The tourism sector in the Philippines is still developing and promising to many investors. The tourism sector is prioritized by the Philippines government. The government is improving the transport system and airports to accommodate the growing number of overseas travelers. Moreover, the Disneyland announced its entry with a planned site for the domestic market. In the tourism sector, investors can invest in theme parks, convention centers, restaurants, and hotels.
The agricultural sector is another leading sector that attracts foreign investment. For instance, the presence of abaca, coconut oil, and tobacco, attracts foreign investors to create companies that use these farm products as raw materials. The multinational corporations act as enablers in offering farmers favorable contractual terms, mentorship for quality products, and financing. Therefore, success is in the partnership and not in the supply contract between multinationals and the farmers (Gropello, Emanuela, Hong & Tandon 1).

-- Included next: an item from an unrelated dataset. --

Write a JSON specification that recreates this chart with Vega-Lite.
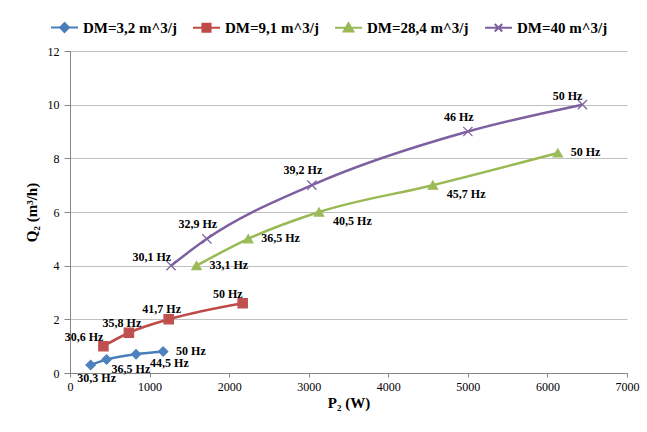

In conclusion, Philippines has a lot to offer the foreign investors. A continuous growth trend in the GDP, reform-minded government, a business-friendly environment, and an English-speaking workforce that is popular with both Western and Asian values, make the Philippines attractive for foreign investment.
Works Cited
Butler, John E, Andy Lockett, and Deniz Ucbasaran. Venture Capital and the Changing World of Entrepreneurship. Greenwich, Conn: Information Age Pub, 2006. Pg 83-85.

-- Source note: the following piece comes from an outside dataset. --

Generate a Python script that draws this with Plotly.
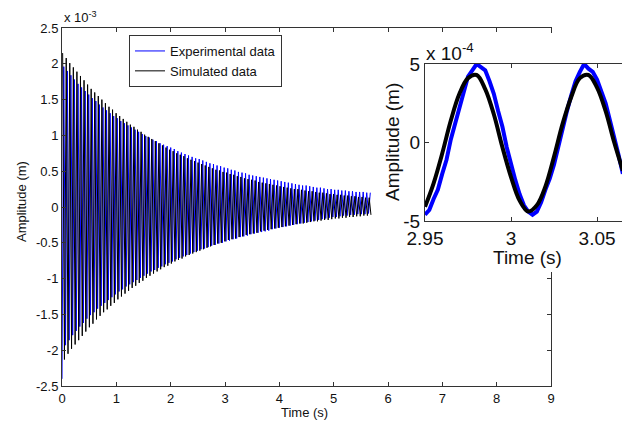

Di Gropello, Emanuela, Hong W. Tan, and Prateek Tandon. Skills for the Labor Market in the Philippines. World Bank Publications, 2010.
International, Business P. U. Doing Business and Investing in Philippines: Strategic, Practical Information, Regulations, Contacts. Place of publication not identified: Intl Business Pubns Usa, 2015, 36-40
Sawada, Yasuyuki, and Jonna P. Estudillo. "Trade, migration and poverty reduction in the globalizing economy: the case of the Philippines." Globalization and the Poor in Asia. Palgrave Macmillan UK, 2008. 90-114.
Mordor Intelligence. Retail Industry in Philippines - Major trends, Growth and Opportunities (2016 - 2021). Industry Reports, 2016, print.